After outpacing the U.S. economy in three of the last four years, Maryland is expected to follow the nation's lead and experience a slight slowdown of its own this year.
"There are signs that Maryland is now beginning to join the nation in a soft landing," said Anirban Basu, chief economist for RESI Research & Consulting, the economic forecasting arm of Towson University. "The slowdown is going to become more pronounced in the early part of 2001. There's no question that's going to happen. The real question is what happens beyond that."
The answer will depend in part on the Federal Reserve, which just this month embarked upon a campaign to bring down short-term interest rates. Economists believe that overall U.S. growth will be slow in the first six months of year, though most predict the economy could resume its brisker pace in the year's second half and into next year.
That's a pattern several key Maryland sectors might follow this year and next.
Among those sectors are:
Retailing, which suffered through the most disappointing holiday shopping season in 10 years, will probably remain somnambulant through the first half of the year as consumer confidence remains in the dumps. That won't help the U.S. or Maryland economies. In the state, the wholesale and retail trade sector accounts for nearly a quarter of the Maryland economy, meaning that moribund spending could significantly affect the state's job market.
Even so, because Maryland is a high-wage state with unemployment rates below the national average, retailing should remain stronger here than elsewhere. And economists think falling interest rates could revive stock prices, which could propel consumer confidence higher and boost retail sales in the second half of this year.
Housing, which has a tremendous spinoff impact because of all the things a consumer buys after purchasing a home, should be slower, though healthy, this year in the Baltimore region.
Home sales in the region were slightly higher last year than in 1999, after increasing in 1999 compared with 1998. But sales are expected to slow this year. Even so, prospective homebuyers will face higher prices and a lean supply, though declining interest rates should cushion the impact and perhaps boost sales later this year, local real estate experts say.
The auto sector, which was on a record pace in Maryland last year until sales stalled late in the year, is expected to weaken this year as nervous consumers postpone the big-ticket purchases new cars and trucks represent.

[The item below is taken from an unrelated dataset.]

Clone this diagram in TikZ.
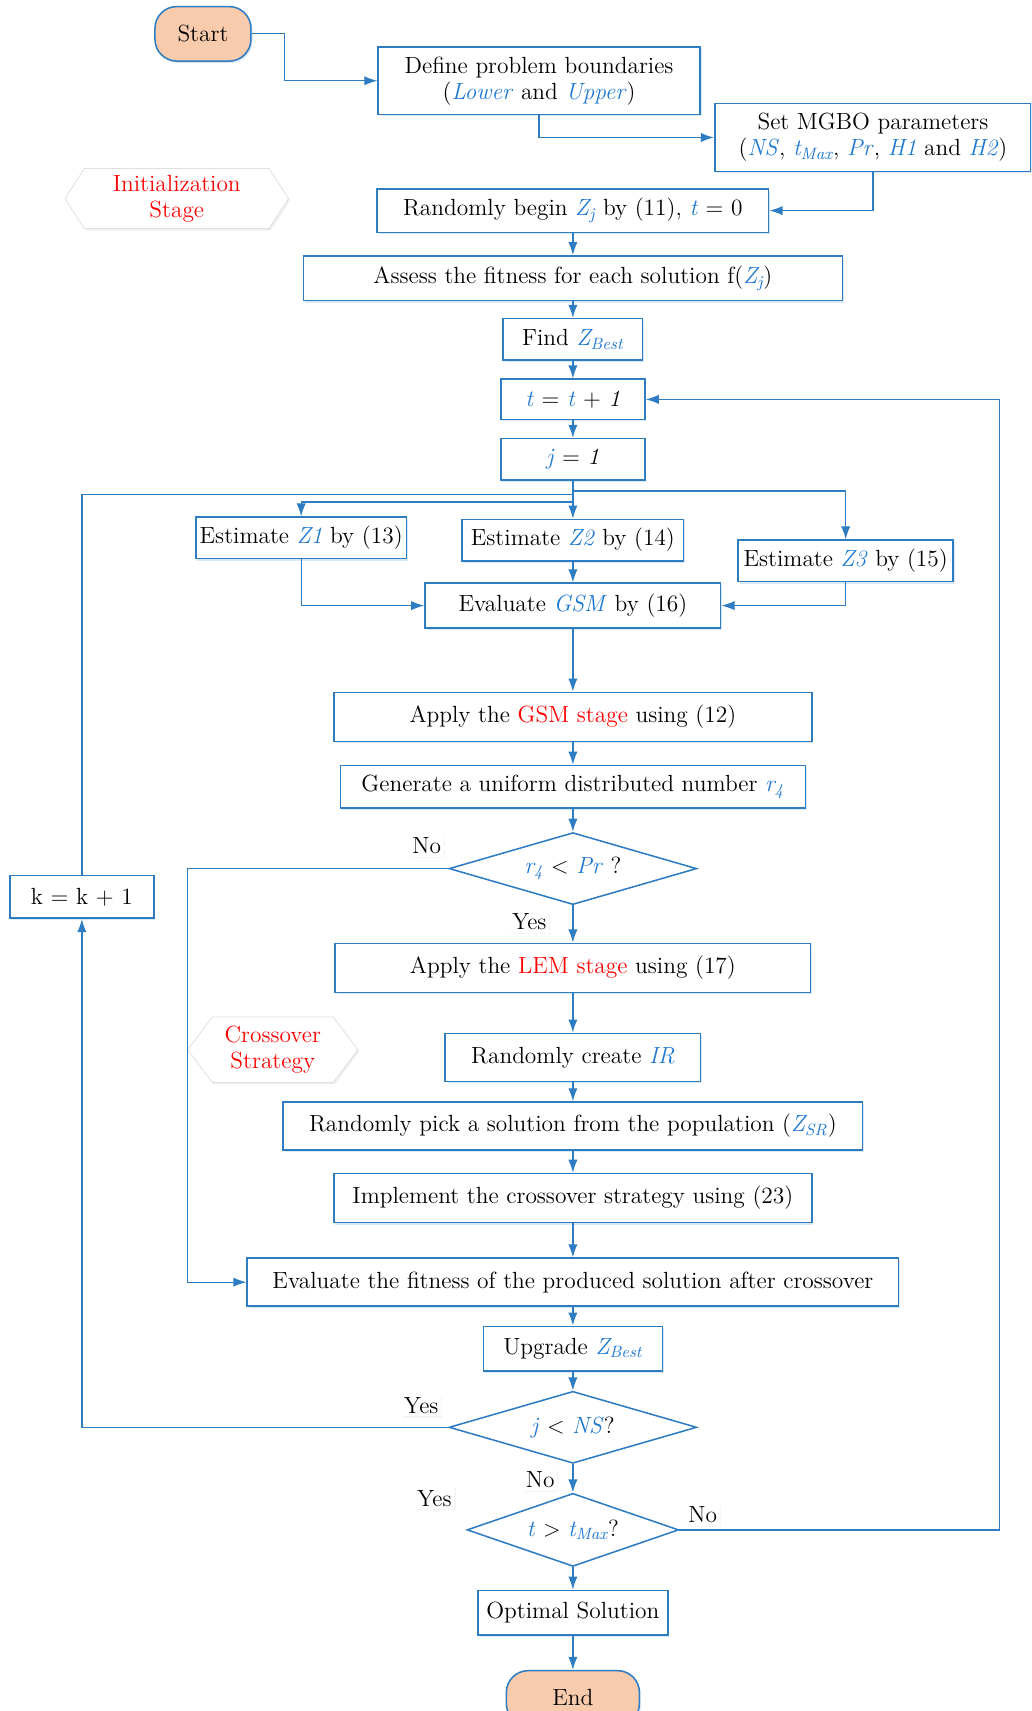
\documentclass[tikz,border=0pt]{standalone}
\usetikzlibrary{arrows.meta, shapes.geometric, shapes.symbols, shadows}

\definecolor{flowblue}{RGB}{46,124,194}
\definecolor{varblue}{RGB}{30,120,210}
\definecolor{peach}{RGB}{248,203,173}

\newcommand{\vb}[1]{\textcolor{varblue}{\textit{#1}}}
\newcommand{\stg}[1]{\textcolor{red}{#1}}

\begin{document}
\begin{tikzpicture}[x=0.02cm, y=-0.02cm]
    % --- CONFIGURATION ---
    \tikzset{
        base_font/.style={font=\fontsize{12.2}{13.6}\selectfont},
        box_style/.style={base_font, draw=flowblue, line width=0.8pt, fill=white,
            align=center, inner sep=2pt,
            drop shadow={shadow xshift=0.8pt, shadow yshift=-1pt, fill=flowblue!30, opacity=0.6}},
        term_style/.style={box_style, fill=peach, rounded corners=0.4cm},
        dec_style/.style={base_font, diamond, aspect=3.4, draw=flowblue, line width=0.8pt,
            fill=white, inner sep=0pt},
        stage_style/.style={base_font, shape=signal, signal to=west and east,
            draw=gray!25, fill=white, text=red, align=center, inner sep=1pt,
            drop shadow={shadow xshift=0.8pt, shadow yshift=-1pt, fill=gray!20, opacity=0.6}},
        lab_style/.style={base_font, fill=white, inner sep=1.5pt,
            drop shadow={shadow xshift=0.6pt, shadow yshift=-0.6pt, fill=gray!15}},
        flow_line/.style={draw=flowblue, line width=0.7pt},
        flow_edge/.style={flow_line, -{Latex[length=2.4mm, width=1.7mm]}}
    }

    \useasboundingbox (0,0) rectangle (945,1568);
    \clip (0,0) rectangle (945,1568);

    % ===================================================
    % 1. INITIALIZATION
    % ===================================================
    \node[term_style, minimum width=1.76cm, minimum height=1cm] (start) at (186,31) {Start};
    \node[box_style, minimum width=5.9cm, minimum height=1.24cm] (bounds) at (494,74)
        {Define problem boundaries\\(\vb{Lower} and \vb{Upper})};
    \node[box_style, minimum width=5.8cm, minimum height=1.24cm] (params) at (800,126)
        {Set MGBO parameters\\(\vb{NS}, \vb{t\textsubscript{Max}}, \vb{Pr}, \vb{H1} and \vb{H2})};
    \node[stage_style, signal pointer angle=114, minimum width=4.1cm, minimum height=1.1cm] (init) at (162,182)
        {Initialization\\Stage};
    \node[box_style, minimum width=7.18cm, minimum height=0.8cm] (begin) at (525,193)
        {Randomly begin \vb{Z\textsubscript{j}} by (11), \vb{t} = 0};
    \node[box_style, minimum width=9.88cm, minimum height=0.82cm] (assess) at (525,255)
        {Assess the fitness for each solution f(\vb{Z\textsubscript{j}})};
    \node[box_style, minimum width=2.56cm, minimum height=0.76cm] (findbest) at (525,311)
        {Find \vb{Z\textsubscript{Best}}};
    \node[box_style, minimum width=2.64cm, minimum height=0.74cm] (tinc) at (525,366)
        {\vb{t} = \vb{t} + \textit{1}};
    \node[box_style, minimum width=2.64cm, minimum height=0.76cm] (jone) at (525,421)
        {\vb{j} = \textit{1}};

    % ===================================================
    % 2. GSM STAGE
    % ===================================================
    \node[box_style, minimum width=3.74cm, minimum height=0.76cm] (zone) at (276,493)
        {Estimate \vb{Z1} by (13)};
    \node[box_style, minimum width=4.06cm, minimum height=0.76cm] (ztwo) at (525,495)
        {Estimate \vb{Z2} by (14)};
    \node[box_style, minimum width=3.94cm, minimum height=0.76cm] (zthree) at (775,514)
        {Estimate \vb{Z3} by (15)};
    \node[box_style, minimum width=5.42cm, minimum height=0.82cm] (evalgsm) at (525,555)
        {Evaluate \vb{GSM} by (16)};
    \node[box_style, minimum width=8.76cm, minimum height=0.9cm] (gsm) at (525,657)
        {Apply the \stg{GSM stage} using (12)};
    \node[box_style, minimum width=8.52cm, minimum height=0.78cm] (gen) at (525,721)
        {Generate a uniform distributed number \vb{r\textsubscript{4}}};
    \node[dec_style, minimum width=4.54cm, minimum height=1.32cm] (decpr) at (525,796)
        {\vb{r\textsubscript{4}} $<$ \vb{Pr} ?};
    \node[box_style, minimum width=2.64cm, minimum height=0.78cm] (kinc) at (75,822)
        {k = k + 1};

    % ===================================================
    % 3. LEM STAGE AND CROSSOVER
    % ===================================================
    \node[box_style, minimum width=8.72cm, minimum height=0.9cm] (lem) at (525,887)
        {Apply the \stg{LEM stage} using (17)};
    \node[stage_style, signal pointer angle=106, minimum width=3.12cm, minimum height=1.2cm] (cross) at (250,962)
        {Crossover\\Strategy};
    \node[box_style, minimum width=4.68cm, minimum height=0.88cm] (ir) at (525,969)
        {Randomly create \vb{IR}};
    \node[box_style, minimum width=10.62cm, minimum height=0.88cm] (pick) at (525,1032)
        {Randomly pick a solution from the population (\vb{Z\textsubscript{SR}})};
    \node[box_style, minimum width=8.76cm, minimum height=0.9cm] (impl) at (525,1098)
        {Implement the crossover strategy using (23)};
    \node[box_style, minimum width=11.94cm, minimum height=0.88cm] (evalfit) at (525,1175)
        {Evaluate the fitness of the produced solution after crossover};
    \node[box_style, minimum width=3.28cm, minimum height=0.82cm] (upgrade) at (525,1236)
        {Upgrade \vb{Z\textsubscript{Best}}};

    % ===================================================
    % 4. STOPPING TESTS
    % ===================================================
    \node[dec_style, minimum width=4.54cm, minimum height=1.32cm] (decns) at (525,1308)
        {\vb{j} $<$ \vb{NS}?};
    \node[dec_style, minimum width=3.88cm, minimum height=1.34cm] (dectmax) at (525,1402)
        {\vb{t} $>$ \vb{t\textsubscript{Max}}?};
    \node[box_style, minimum width=3.48cm, minimum height=0.82cm] (optimal) at (525,1478)
        {Optimal Solution};
    \node[term_style, minimum width=2.44cm, minimum height=1cm] (stop) at (525,1556) {End};

    % Yes / No labels
    \node[lab_style] (no_pr) at (391,775) {No};
    \node[lab_style] (yes_pr) at (485,845) {Yes};
    \node[lab_style] (yes_ns) at (386,1288) {Yes};
    \node[lab_style] (no_ns) at (495,1356) {No};
    \node[lab_style] (yes_tmax) at (398,1373) {Yes};
    \node[lab_style] (no_tmax) at (644,1388) {No};

    % ===================================================
    % CONNECTORS
    % ===================================================
    \coordinate (split_r) at (525,450);
    \coordinate (split_k) at (525,453);
    \coordinate (split_l) at (525,460);
    \coordinate (bypass) at (172,1000);
    \coordinate (back) at (916,900);

    \draw[flow_edge] (start.east) -- ++(30,0) |- (bounds.west);
    \draw[flow_edge] (bounds.south) |- (params.west);
    \draw[flow_edge] (params.south) |- (begin.east);

    \foreach \a/\b in {begin/assess, assess/findbest, findbest/tinc, tinc/jone,
        jone/ztwo, ztwo/evalgsm, evalgsm/gsm, gsm/gen, gen/decpr, decpr/lem,
        lem/ir, ir/pick, pick/impl, impl/evalfit, evalfit/upgrade, upgrade/decns,
        decns/dectmax, dectmax/optimal, optimal/stop} {
        \draw[flow_edge] (\a) -- (\b);
    }

    % branches towards Z1, Z2, Z3
    \draw[flow_edge] (split_r) -| (zthree.north);
    \draw[flow_edge] (split_l) -| (zone.north);
    \draw[flow_line] (kinc.north) |- (split_k);
    \draw[flow_edge] (zone.south) |- (evalgsm.west);
    \draw[flow_edge] (zthree.south) |- (evalgsm.east);

    % loops
    \draw[flow_edge] (decpr.west) -| (bypass) |- (evalfit.west);
    \draw[flow_edge] (decns.west) -| (kinc.south);
    \draw[flow_edge] (dectmax.east) -| (back) |- (tinc.east);

\end{tikzpicture}
\end{document}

Still, because Maryland's economy remains stronger than those of many other states, auto dealers here should fare better than those in much of the rest of the country. And if falling interest rates ignite stock prices, car buyers could throttle up their spending later in the year.
Overall, the Maryland economy has been strong the past few years. Its growth rates of 4.6 percent for 1997, 4.5 percent in 1998 and 4.65 percent in 1999 all exceeded the average for the U.S. economy, which was in the midst of a record run. Even last year's estimated growth rate of 4.15 percent for the state economy was just a hair below the U.S. average of 4.2 percent recorded for the first three quarters of the year.
After racing along at a 5.2 percent growth rate in the year's first half, the U.S. economy slowed to a 2.2 percent trot in the third quarter. Against that backdrop, however, as late as November local economists were saying that Maryland was showing no signs of giving in.
Job growth rate halved
Ultimately, however, even the Maryland economy started to succumb to the influences of the U.S. slowdown. Though the state unemployment rate edged up to only 3.5 percent in November from 3.2 percent the year before, the fast pace of job growth was slashed to half that of earlier in the year.
Though such sectors as retailing, housing and auto sales were clearly feeling a pinch, it appeared to be a foregone conclusion that manufacturing - once a mainstay of the Baltimore region's economy - was headed for a recession.
"For manufacturing, it could be a pretty glum year," said Paul Engle, a manufacturing and technology consultant for the Baltimore office of Grant Thornton LLP.
Even so, at the brink of the most worrisome slowdown since the recession of 1990-1991, economists say this year's model of the Maryland economy is leaner, more diverse and more keenly focused on important emerging industries. The state has pared back its dependence on manufacturing and heightened its involvement in the fast-growing service sector.
Manufacturing has gone from 9 percent of the state economy in 1990 to about 7 percent today, while the service sector has grown from 29 percent to 35 percent, said Jeff Petry, an economist who follows Maryland for Economy.com, the West Chester, Pa.-based economic research group formerly known as RFA.